I know you were not intending to teach me a lesson on the depths a mother will go for her child, but I want you to know that I soaked it all up. I hope that some day I can provide the same love, patience, and understanding for my children as you have for me.
I love you to the moon and back Mom!
*Note: I do not blame any of the doctors who incorrectly diagnosed Cambree. Klippel Trenaunay Syndrome is incredibly rare. 1 in 100,000 cases world wide. To put that in perspective, there are about 300,000 births in world each day. Obviously doctors do not see this very often and I'm confident they all did the very best they could to give us the greatest care and consideration.

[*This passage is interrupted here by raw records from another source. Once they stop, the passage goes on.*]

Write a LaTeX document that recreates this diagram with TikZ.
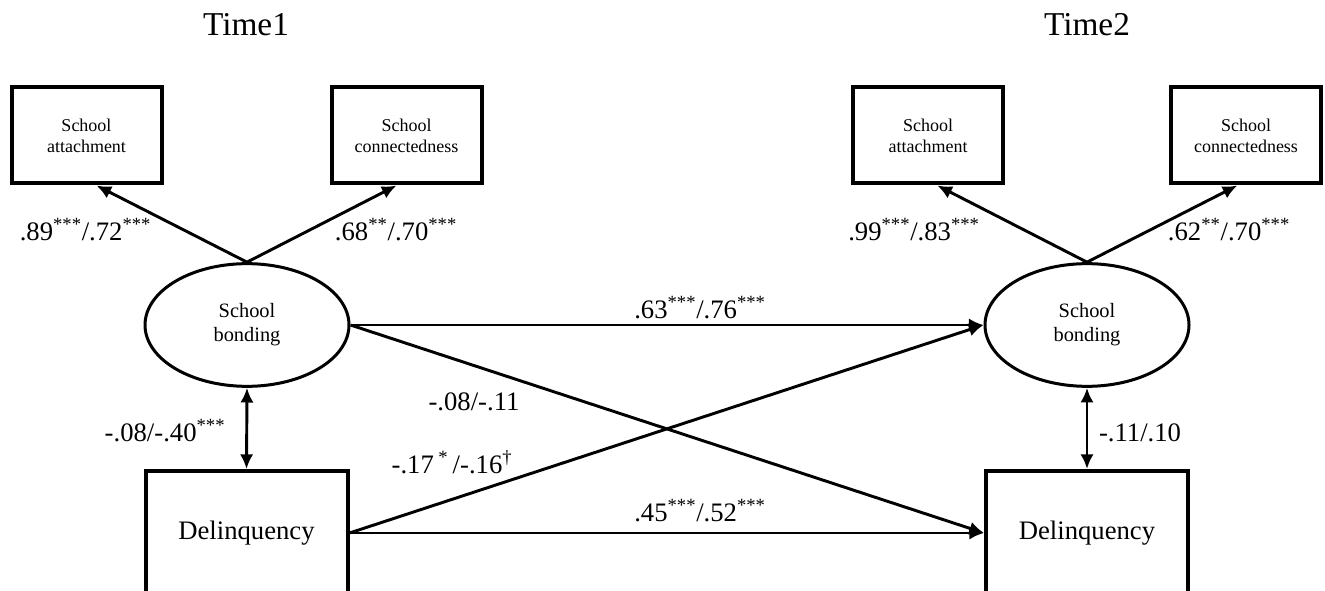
\documentclass[tikz,border=0pt]{standalone}
\usepackage{fontspec}
\setmainfont{Liberation Serif}
\usetikzlibrary{arrows.meta,shapes.geometric}

\begin{document}
\begin{tikzpicture}[x=0.75pt,y=-0.75pt]

\tikzstyle{indicator}=[draw,line width=3pt,minimum width=112.5pt,minimum height=72pt,inner sep=0pt,align=center,font=\fontsize{13.5}{15.8}\selectfont]
\tikzstyle{latent}=[draw,ellipse,line width=2.25pt,minimum width=153pt,minimum height=92pt,inner sep=0pt,align=center,font=\fontsize{15.3}{18}\selectfont]
\tikzstyle{outcome}=[draw,line width=3pt,minimum width=151.5pt,minimum height=93pt,inner sep=0pt,font=\fontsize{20}{24}\selectfont]
\tikzstyle{coef}=[anchor=base,inner sep=0pt,font=\fontsize{20}{24}\selectfont]
\tikzstyle{effect}=[line width=2.2pt,-{Latex[length=11pt,width=10pt]}]
\tikzstyle{covar}=[line width=2.2pt,{Latex[length=11pt,width=10pt]}-{Latex[length=11pt,width=10pt]}]

\useasboundingbox (0,0) rectangle (1325,591);

% Time1
\node (time1) at (246,25) [font=\fontsize{25}{30}\selectfont] {Time1};
\node (att1) at (86.5,135.5) [indicator] {School\\attachment};
\node (con1) at (406.5,135.5) [indicator] {School\\connectedness};
\node (bond1) at (247,325) [latent] {School\\bonding};
\node (delinq1) at (246.5,533) [outcome] {Delinquency};

% Time2
\node (time2) at (1087,25) [font=\fontsize{25}{30}\selectfont] {Time2};
\node (att2) at (928,135.5) [indicator] {School\\attachment};
\node (con2) at (1246,135.5) [indicator] {School\\connectedness};
\node (bond2) at (1087,325) [latent] {School\\bonding};
\node (delinq2) at (1087,533) [outcome] {Delinquency};

\draw [effect] (bond1.north) -- ([xshift=7.5pt]att1.south);
\draw [effect] (bond1.north) -- ([xshift=-7.5pt]con1.south);
\draw [effect] (bond2.north) -- ([xshift=7pt]att2.south);
\draw [effect] (bond2.north) -- ([xshift=-6.5pt]con2.south);

\draw [covar] (bond1.south) -- (delinq1.north);
\draw [covar] (bond2.south) -- (delinq2.north);

\draw [effect] (bond1.east) -- (bond2.west);
\draw [effect] (bond1.east) -- (delinq2.west);
\draw [effect] (delinq1.east) -- (bond2.west);
\draw [effect] (delinq1.east) -- (delinq2.west);

\node (load11) at (85.5,241) [coef] {.89\textsuperscript{***}/.72\textsuperscript{***}};
\node (load12) at (396,241) [coef] {.68\textsuperscript{**}/.70\textsuperscript{***}};
\node (load21) at (914,241) [coef] {.99\textsuperscript{***}/.83\textsuperscript{***}};
\node (load22) at (1229,241) [coef] {.62\textsuperscript{**}/.70\textsuperscript{***}};
\node (stab1) at (700,319) [coef] {.63\textsuperscript{***}/.76\textsuperscript{***}};
\node (stab2) at (700,522) [coef] {.45\textsuperscript{***}/.52\textsuperscript{***}};
\node (cross1) at (474,411) [coef] {-.08/-.11};
\node (cross2) at (452,474) [coef] {-.17\,\textsuperscript{*}\,/-.16\textsuperscript{\textdagger}};
\node (cov1) at (165,442) [coef] {-.08/-.40\textsuperscript{***}};
\node (cov2) at (1140,442) [coef] {-.11/.10};

\end{tikzpicture}
\end{document}
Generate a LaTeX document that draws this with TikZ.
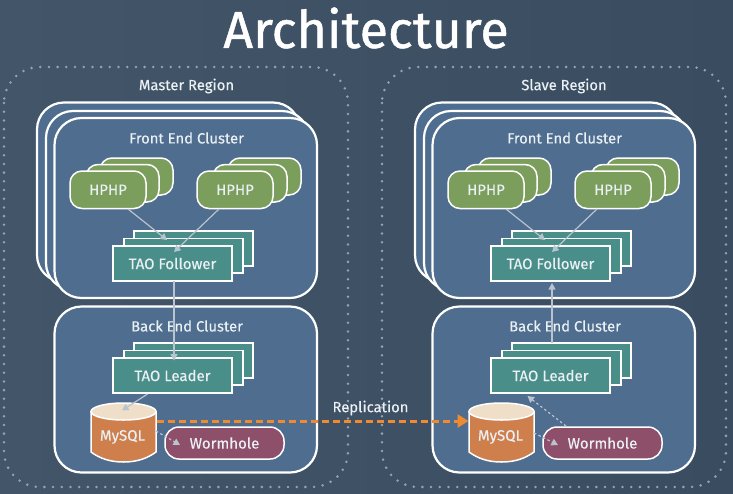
\documentclass[tikz,border=0pt]{standalone}
\usepackage{fontspec}
\setmainfont{Fira Sans}
\newfontfamily\medf{Fira Sans}[RawFeature={embolden=0.35}]
\newfontfamily\titlef{Fira Sans}[RawFeature={embolden=0.9}]
\usetikzlibrary{arrows.meta,calc}
\definecolor{bgA}{HTML}{435568}
\definecolor{bgB}{HTML}{3A4C60}
\definecolor{clusterC}{HTML}{4F6D8F}
\definecolor{greenC}{HTML}{7C9E5C}
\definecolor{tealC}{HTML}{4A8E8A}
\definecolor{orangeC}{HTML}{CF7F4C}
\definecolor{capC}{HTML}{F0DFC8}
\definecolor{wormC}{HTML}{8E4F6B}
\definecolor{dashC}{HTML}{F08A30}
\definecolor{dotC}{HTML}{93A3B1}
\definecolor{arrC}{HTML}{B9C4CE}
\definecolor{txtC}{HTML}{EAF0F4}
\tikzset{
  pix/.style={x=1pt,y=-1pt},
  boxbase/.style={inner sep=0pt,outer sep=0pt,text=txtC,font=\medf\fontsize{15}{17}\selectfont},
  regionbox/.style={draw=dotC,line width=2.8pt,line cap=round,dash pattern=on 0pt off 8.7pt,rounded corners=36pt},
  clusterbox/.style={boxbase,draw=white,fill=clusterC,line width=2.2pt,rounded corners=27pt},
  hphpbox/.style={boxbase,draw=white,fill=greenC,line width=1.5pt,rounded corners=12pt},
  taobox/.style={boxbase,draw=white,fill=tealC,line width=1.5pt},
  wormbox/.style={boxbase,draw=white,fill=wormC,line width=1.5pt,rounded corners=14pt},
  lbl/.style={inner sep=0pt,text=txtC,font=\medf\fontsize{14.8}{17}\selectfont},
  link/.style={draw=arrC,line width=1.2pt,-{Triangle[length=6.5pt,width=7pt]}},
  dotlink/.style={draw=arrC,line width=1.2pt,dash pattern=on 2.5pt off 2.5pt,-{Triangle[length=6.5pt,width=7pt]}},
  repl/.style={draw=dashC,line width=3pt,dash pattern=on 7pt off 4pt,-{Triangle[length=11pt,width=13pt]}},
}
% name, style, x1, y1, x2, y2, text
\newcommand{\bx}[7]{%
  \pgfmathsetmacro{\cxx}{(#3+#5)/2}\pgfmathsetmacro{\cyy}{(#4+#6)/2}%
  \pgfmathsetmacro{\wdd}{#5-#3}\pgfmathsetmacro{\htt}{#6-#4}%
  \node[#2,minimum width=\wdd pt,minimum height=\htt pt] (#1) at (\cxx,\cyy) {#7};}
\newcommand{\regionparts}[1]{%
  \bx{#1cb}{clusterbox}{37}{102.5}{300}{282}{}
  \bx{#1cm}{clusterbox}{46}{111}{309}{290}{}
  \bx{#1cf}{clusterbox}{54.5}{118}{317}{298}{}
  \bx{#1cl}{clusterbox}{54.5}{306.5}{317}{472.5}{}
  \node[lbl] (#1tf) at (186.5,138) {Front End Cluster};
  \node[lbl] (#1tb) at (187,326) {Back End Cluster};
  \bx{#1ac}{hphpbox}{100}{158}{173}{195}{}
  \bx{#1ab}{hphpbox}{86}{164.5}{159}{202}{}
  \bx{#1a}{hphpbox}{70}{171}{146}{208.5}{HPHP}
  \bx{#1bc}{hphpbox}{228}{158}{301}{195}{}
  \bx{#1bb}{hphpbox}{213}{164.5}{287}{202}{}
  \bx{#1b}{hphpbox}{197}{171}{273}{208.5}{HPHP}
  \bx{#1fc}{taobox}{134}{231}{253}{266}{}
  \bx{#1fb}{taobox}{124}{238.5}{243}{273}{}
  \bx{#1f}{taobox}{113}{246}{232}{281}{TAO Follower\hspace{3pt}}
  \bx{#1lc}{taobox}{134}{343}{253}{378}{}
  \bx{#1lb}{taobox}{124}{350.5}{243}{385}{}
  \bx{#1l}{taobox}{113}{358}{232}{393}{TAO Leader\hspace{3pt}}
  \draw[white,line width=1.5pt,fill=orangeC] (91,411.5) -- (91,452) .. controls (100,458.5) and (110,462) .. (123.5,462) .. controls (137,462) and (147,458.5) .. (156,452) -- (156,411.5) -- cycle;
  \draw[white,line width=1.5pt,fill=capC] (123.5,411.5) ellipse [x radius=32.5pt,y radius=8.5pt];
  \node[boxbase,minimum width=65pt,minimum height=20pt] (#1m) at (122.5,437) {MySQL};
  \bx{#1w}{wormbox}{165}{427}{284}{459}{Wormhole\hspace{2pt}}
}
\begin{document}
\begin{tikzpicture}[pix]
\useasboundingbox (0,0) rectangle (733,493);
\shade[left color=bgA,right color=bgB] (0,0) rectangle (733,493);
\node[inner sep=0pt,text=white,font=\titlef\fontsize{52}{60}\selectfont] (title) at (366,28) {Architecture};
\draw[regionbox] (4,67) rectangle (348,487);
\draw[regionbox] (382,67) rectangle (726,487);
\node[lbl] (mr) at (186.5,86) {Master Region};
\node[lbl] (sr) at (564,86) {Slave Region};
\regionparts{m}
\begin{scope}[xshift=378pt]
\regionparts{s}
\end{scope}
\draw[link] ($(ma.south)+(20,0.5)$) -- ($(mf.north)+(-5.5,-6)$);
\draw[link] ($(mb.south)+(-16,0.5)$) -- ($(mf.north)+(1.5,6)$);
\draw[link] ($(mf.south)+(1.5,0)$) -- ($(ml.north)+(1.5,2.5)$);
\draw[link] ($(ml.south)+(-25,1)$) -- ($(mm.north)+(-0.5,-16.5)$);
\draw[dotlink] ($(mm.east)+(1,-6)$) -- ($(mw.west)+(15,2)$);
\draw[link] ($(sa.south)+(20,0.5)$) -- ($(sf.north)+(-5.5,-6)$);
\draw[link] ($(sb.south)+(-16,0.5)$) -- ($(sf.north)+(1.5,6)$);
\draw[link] ($(slc.north)+(-19.5,0)$) -- ($(sf.south)+(1.5,2)$);
\draw[dotlink] ($(sw.north)+(-36.5,-1)$) -- ($(sl.south)+(-23,3)$);
\draw[dotlink] ($(sm.east)+(1,-4)$) -- ($(sw.west)+(15,2)$);
\draw[repl] ($(mm.east)+(2,-16)$) -- ($(sm.west)+(0.5,-16)$);
\node[lbl] (rep) at (370.5,408) {Replication};
\end{tikzpicture}
\end{document}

However, I'm confident that had it not been for my mother's steadfastness to keep seeking more answers, we may not have been correctly diagnosed so quickly. Our current doctor confirmed that most of these cases are incorrectly diagnosed until much later in life, and told us that we are ahead of the game in keeping Cambree's health in check.
**Information on KTS from Genetics Home Reference**
What is Klippel-Trenaunay syndrome?
Klippel-Trenaunay syndrome is a condition that affects the development of blood vessels, soft tissues, and bones. The disorder has three characteristic features: a red birthmark called a port-wine stain, abnormal overgrowth of soft tissues and bones, and vein malformations.
Most people with Klippel-Trenaunay syndrome are born with a port-wine stain. This type of birthmark is caused by swelling of small blood vessels near the surface of the skin. Port-wine stains are typically flat and can vary from pale pink to deep maroon in color. In people with Klippel-Trenaunay syndrome, the port-wine stain usually covers part of one limb. The affected area may become lighter or darker with age. Occasionally, port-wine stains develop small red blisters that break open and bleed easily.
Klippel-Trenaunay syndrome is also associated with overgrowth of bones and soft tissues beginning in infancy. Usually this abnormal growth is limited to one limb, most often one leg. However, overgrowth can also affect the arms or, rarely, the trunk. The abnormal growth can cause pain, a feeling of heaviness, and reduced movement in the affected area. If the overgrowth causes one leg to be longer than the other, it can also lead to problems with walking.
Malformations of veins are the third major feature of Klippel-Trenaunay syndrome. These abnormalities include varicose veins, which are swollen and twisted veins near the surface of the skin that often cause pain. Varicose veins usually occur on the sides of the upper legs and calves. Veins deep in the limbs can also be abnormal in people with Klippel-Trenaunay syndrome. Malformations of deep veins increase the risk of a type of clot called a deep vein thrombosis (DVT). If a DVT travels through the bloodstream and lodges in the lungs, it can cause a life-threatening clot known as a pulmonary embolism (PE).
Complications of Klippel-Trenaunay syndrome can include a type of skin infection called cellulitis, swelling caused by a buildup of fluid (lymphedema), and internal bleeding from abnormal blood vessels. Less commonly, this condition is also associated with fusion of certain fingers or toes (syndactyly) or the presence of extra digits (polydactyly).